A festa era grandiosa. O Doge subia em seu navio de representação, o Bucintoro, ao som de trombetas, com todo o seu séquito, o clero, os embaixadores presentes, os presidentes do Conselho dos Dez e outras autoridades. No alto do convés tremulava o estandarte ducal, enquanto o almirante do Arsenal em pessoa dava as ordens. Seguido por um grande cortejo de barcas de todas as formas e cores, todas ornadas para festa, o navio ducal zarpava para o porto de San Nicolò del Lido – era chamada ida ao mar. O cortejo aquático fazia uma breve parada frente a ilha de Sant’Elena para receber homenagem dos monges daquele convento. 

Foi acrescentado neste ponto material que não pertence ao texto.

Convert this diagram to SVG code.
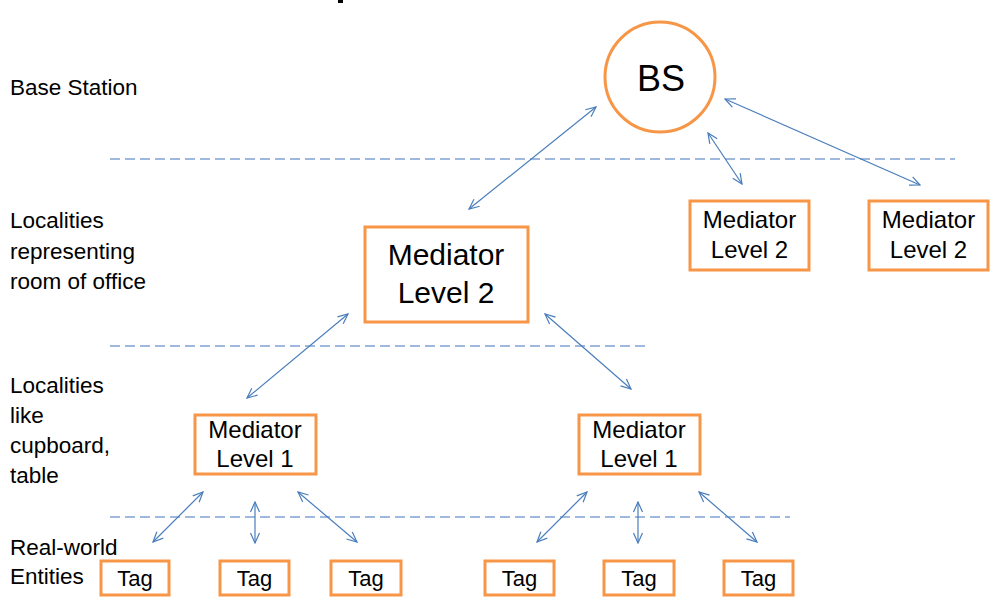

Mais adiante uma outra parada nas proximidades do Lido, para receber à bordo o bispo de Castello (e depois de 1451 o Patriarca de Veneza) que esperava no seu barco com todas as autoridades eclesiásticas. 
 


O cortejo continuava até a embocadura do porto de Lido, frente ao forte de Sant’Andrea onde o Patriarca aspergia água benta e o Doge, de uma janelinha de popa deixava cair na água um anel de ouro, pronunciando as seguintes palavras: “Desposamus te, mare nostro, in signum veri perpetuique dominii”- “Te esposamos, mar, em sinal de eterno domínio”. 

 



Com esta cerimonia se iniciava a Fiera della Sensa, com festas, espetáculos circenses e cantores, em toda a cidade. Na Praça de São Marcos acontecia um mercado de todo o tipo e de todos os países, organizado em uma estrutura de madeira coberta por tendas erguidas para ocasião. Uma multidão de visitantes, de todas as nacionalidades, desfilava pelas bancas e cafeterias. Parecia uma feira internacional. Na Festa della Sensa de 1792 foi inaugurado o Teatro La Fenice. O último sposalizio da República de Veneza aconteceu no ano 1796 com o Doge Lodovico Manin que governou durante os anos de 1789 e 1897. Hoje a cerimonia se repete como uma festa tradicional no primeiro domingo depois do Dia da Ascenção.